==== INFORMATION PROVIDED ====

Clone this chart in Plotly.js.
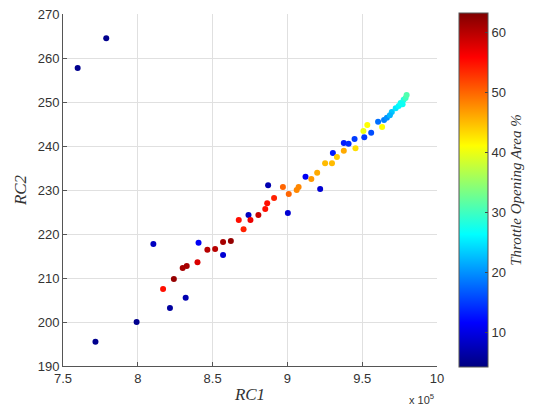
<!DOCTYPE html>
<html>
<head>
<meta charset="utf-8">
<script src="https://cdn.plot.ly/plotly-3.0.1.min.js"></script>
<style>html,body{margin:0;padding:0;background:#fff;}#chart{width:537px;height:414px;}</style>
</head>
<body>
<div id="chart"></div>
<script>
// RC1 values (x 10^5)
const rc1 = [
  7.598, 7.789, 7.717, 7.992, 8.215, 8.320, 8.104, 8.406, 8.570, 8.740,
  9.003, 8.871, 9.219, 9.121, 9.304, 9.377, 9.409, 9.449, 9.514, 9.560,
  9.606, 9.646, 9.665, 9.698, 9.724, 9.744, 9.757, 9.777, 9.790, 9.797,
  9.770, 9.685,
  8.169, 8.241, 8.300, 8.327, 8.399, 8.465, 8.517, 8.570, 8.622, 8.675,
  8.707, 8.753, 8.806, 8.852, 8.865, 8.911, 8.970, 9.009, 9.062, 9.075,
  9.160, 9.199, 9.252, 9.298, 9.331, 9.377, 9.455, 9.508, 9.534, 9.633
];
// RC2 values
const rc2 = [
  257.7, 264.5, 195.5, 200.0, 203.2, 205.5, 217.7, 218.0, 215.2, 224.3,
  224.8, 231.1, 230.2, 233.0, 238.4, 240.7, 240.5, 241.6, 242.0, 243.0,
  245.5, 245.9, 246.4, 247.7, 248.6, 249.1, 249.8, 250.5, 250.9, 251.6,
  249.5, 247.0,
  207.5, 209.8, 212.3, 212.7, 213.6, 216.4, 216.6, 218.2, 218.4, 223.2,
  221.1, 223.2, 224.3, 225.7, 227.0, 228.2, 230.7, 229.1, 230.0, 230.7,
  232.5, 233.9, 236.1, 236.1, 237.5, 238.9, 239.5, 243.4, 244.8, 244.3
];
// Throttle opening area %
const throttle = [
  5, 5, 5, 5, 6, 7, 8, 11, 9, 8,
  9, 7, 9, 11, 13, 13, 14, 15, 15, 16,
  18, 19, 20, 23, 25, 26, 27, 28, 30, 31,
  27, 22,
  55, 62, 61, 61, 58, 60, 60, 61, 62, 55,
  54, 57, 59, 55, 55, 54, 50, 50, 48, 48,
  47, 46, 45, 45, 44, 46, 43, 40, 41, 41
];
const xTicks = [7.5, 8, 8.5, 9, 9.5, 10];
const xTickText = ['7.5', '8', '8.5', '9', '9.5', '10'];
const yTicks = [190, 200, 210, 220, 230, 240, 250, 260, 270];
const cTicks = [10, 20, 30, 40, 50, 60];

const jet = [
  [0, 'rgb(0,0,128)'],
  [0.125, 'rgb(0,0,255)'],
  [0.375, 'rgb(0,255,255)'],
  [0.625, 'rgb(255,255,0)'],
  [0.875, 'rgb(255,0,0)'],
  [1, 'rgb(128,0,0)']
];

const trace = {
  x: rc1, y: rc2, mode: 'markers', type: 'scatter',
  marker: {
    size: 6, color: throttle, colorscale: jet, cmin: 4.2, cmax: 63.2,
    line: {width: 0},
    colorbar: {
      x: 1.06, xanchor: 'left', xpad: 0, ypad: 0,
      y: 0.5, yanchor: 'middle', len: 1.006, lenmode: 'fraction',
      thickness: 29, outlinewidth: 1, outlinecolor: '#555',
      tickvals: cTicks, ticks: 'inside', ticklen: 3, tickcolor: '#444',
      tickfont: {family: 'Arial, Liberation Sans, sans-serif', size: 13, color: '#333'},
      title: {text: 'Throttle Opening Area %', side: 'right',
        font: {family: 'Liberation Serif, DejaVu Serif, serif', size: 15, color: '#333', style: 'italic'}}
    }
  },
  hoverinfo: 'none', showlegend: false
};

const axisFont = {family: 'Arial, Liberation Sans, sans-serif', size: 13, color: '#333'};
const layout = {
  width: 537, height: 414,
  margin: {l: 63, r: 93, t: 14, b: 48},
  paper_bgcolor: '#fff', plot_bgcolor: '#fff',
  xaxis: {
    range: [7.5, 10], tickvals: xTicks, ticktext: xTickText,
    showgrid: true, gridcolor: '#e0e0e0', gridwidth: 1,
    showline: true, linecolor: '#555', linewidth: 1, mirror: false,
    ticks: 'inside', ticklen: 4, tickcolor: '#555',
    tickfont: axisFont, zeroline: false,
    title: {text: 'RC1', standoff: 3,
      font: {family: 'Liberation Serif, DejaVu Serif, serif', size: 17, color: '#333', style: 'italic'}}
  },
  yaxis: {
    range: [190, 270], tickvals: yTicks,
    showgrid: true, gridcolor: '#e0e0e0', gridwidth: 1,
    showline: true, linecolor: '#555', linewidth: 1, mirror: false,
    ticks: 'inside', ticklen: 4, tickcolor: '#555',
    tickfont: axisFont, zeroline: false,
    title: {text: 'RC2', standoff: 6,
      font: {family: 'Liberation Serif, DejaVu Serif, serif', size: 17, color: '#333', style: 'italic'}}
  },
  annotations: [{
    text: 'x 10<sup>5</sup>', xref: 'paper', yref: 'paper',
    x: 0.958, y: -0.095, xanchor: 'center', yanchor: 'middle', showarrow: false,
    font: {family: 'Arial, Liberation Sans, sans-serif', size: 11, color: '#333'}
  }]
};

Plotly.newPlot('chart', [trace], layout, {displayModeBar: false, staticPlot: true});
</script>
</body>
</html>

====

* SET EXERCISE
Every line above should be repeated exactly; pictures stay out of the copy.

* TASK OUTPUT
Clone this chart in Plotly.js.
<!DOCTYPE html>
<html>
<head>
<meta charset="utf-8">
<script src="https://cdn.plot.ly/plotly-3.0.1.min.js"></script>
<style>html,body{margin:0;padding:0;background:#fff;}#chart{width:537px;height:414px;}</style>
</head>
<body>
<div id="chart"></div>
<script>
// RC1 values (x 10^5)
const rc1 = [
  7.598, 7.789, 7.717, 7.992, 8.215, 8.320, 8.104, 8.406, 8.570, 8.740,
  9.003, 8.871, 9.219, 9.121, 9.304, 9.377, 9.409, 9.449, 9.514, 9.560,
  9.606, 9.646, 9.665, 9.698, 9.724, 9.744, 9.757, 9.777, 9.790, 9.797,
  9.770, 9.685,
  8.169, 8.241, 8.300, 8.327, 8.399, 8.465, 8.517, 8.570, 8.622, 8.675,
  8.707, 8.753, 8.806, 8.852, 8.865, 8.911, 8.970, 9.009, 9.062, 9.075,
  9.160, 9.199, 9.252, 9.298, 9.331, 9.377, 9.455, 9.508, 9.534, 9.633
];
// RC2 values
const rc2 = [
  257.7, 264.5, 195.5, 200.0, 203.2, 205.5, 217.7, 218.0, 215.2, 224.3,
  224.8, 231.1, 230.2, 233.0, 238.4, 240.7, 240.5, 241.6, 242.0, 243.0,
  245.5, 245.9, 246.4, 247.7, 248.6, 249.1, 249.8, 250.5, 250.9, 251.6,
  249.5, 247.0,
  207.5, 209.8, 212.3, 212.7, 213.6, 216.4, 216.6, 218.2, 218.4, 223.2,
  221.1, 223.2, 224.3, 225.7, 227.0, 228.2, 230.7, 229.1, 230.0, 230.7,
  232.5, 233.9, 236.1, 236.1, 237.5, 238.9, 239.5, 243.4, 244.8, 244.3
];
// Throttle opening area %
const throttle = [
  5, 5, 5, 5, 6, 7, 8, 11, 9, 8,
  9, 7, 9, 11, 13, 13, 14, 15, 15, 16,
  18, 19, 20, 23, 25, 26, 27, 28, 30, 31,
  27, 22,
  55, 62, 61, 61, 58, 60, 60, 61, 62, 55,
  54, 57, 59, 55, 55, 54, 50, 50, 48, 48,
  47, 46, 45, 45, 44, 46, 43, 40, 41, 41
];
const xTicks = [7.5, 8, 8.5, 9, 9.5, 10];
const xTickText = ['7.5', '8', '8.5', '9', '9.5', '10'];
const yTicks = [190, 200, 210, 220, 230, 240, 250, 260, 270];
const cTicks = [10, 20, 30, 40, 50, 60];

const jet = [
  [0, 'rgb(0,0,128)'],
  [0.125, 'rgb(0,0,255)'],
  [0.375, 'rgb(0,255,255)'],
  [0.625, 'rgb(255,255,0)'],
  [0.875, 'rgb(255,0,0)'],
  [1, 'rgb(128,0,0)']
];

const trace = {
  x: rc1, y: rc2, mode: 'markers', type: 'scatter',
  marker: {
    size: 6, color: throttle, colorscale: jet, cmin: 4.2, cmax: 63.2,
    line: {width: 0},
    colorbar: {
      x: 1.06, xanchor: 'left', xpad: 0, ypad: 0,
      y: 0.5, yanchor: 'middle', len: 1.006, lenmode: 'fraction',
      thickness: 29, outlinewidth: 1, outlinecolor: '#555',
      tickvals: cTicks, ticks: 'inside', ticklen: 3, tickcolor: '#444',
      tickfont: {family: 'Arial, Liberation Sans, sans-serif', size: 13, color: '#333'},
      title: {text: 'Throttle Opening Area %', side: 'right',
        font: {family: 'Liberation Serif, DejaVu Serif, serif', size: 15, color: '#333', style: 'italic'}}
    }
  },
  hoverinfo: 'none', showlegend: false
};

const axisFont = {family: 'Arial, Liberation Sans, sans-serif', size: 13, color: '#333'};
const layout = {
  width: 537, height: 414,
  margin: {l: 63, r: 93, t: 14, b: 48},
  paper_bgcolor: '#fff', plot_bgcolor: '#fff',
  xaxis: {
    range: [7.5, 10], tickvals: xTicks, ticktext: xTickText,
    showgrid: true, gridcolor: '#e0e0e0', gridwidth: 1,
    showline: true, linecolor: '#555', linewidth: 1, mirror: false,
    ticks: 'inside', ticklen: 4, tickcolor: '#555',
    tickfont: axisFont, zeroline: false,
    title: {text: 'RC1', standoff: 3,
      font: {family: 'Liberation Serif, DejaVu Serif, serif', size: 17, color: '#333', style: 'italic'}}
  },
  yaxis: {
    range: [190, 270], tickvals: yTicks,
    showgrid: true, gridcolor: '#e0e0e0', gridwidth: 1,
    showline: true, linecolor: '#555', linewidth: 1, mirror: false,
    ticks: 'inside', ticklen: 4, tickcolor: '#555',
    tickfont: axisFont, zeroline: false,
    title: {text: 'RC2', standoff: 6,
      font: {family: 'Liberation Serif, DejaVu Serif, serif', size: 17, color: '#333', style: 'italic'}}
  },
  annotations: [{
    text: 'x 10<sup>5</sup>', xref: 'paper', yref: 'paper',
    x: 0.958, y: -0.095, xanchor: 'center', yanchor: 'middle', showarrow: false,
    font: {family: 'Arial, Liberation Sans, sans-serif', size: 11, color: '#333'}
  }]
};

Plotly.newPlot('chart', [trace], layout, {displayModeBar: false, staticPlot: true});
</script>
</body>
</html>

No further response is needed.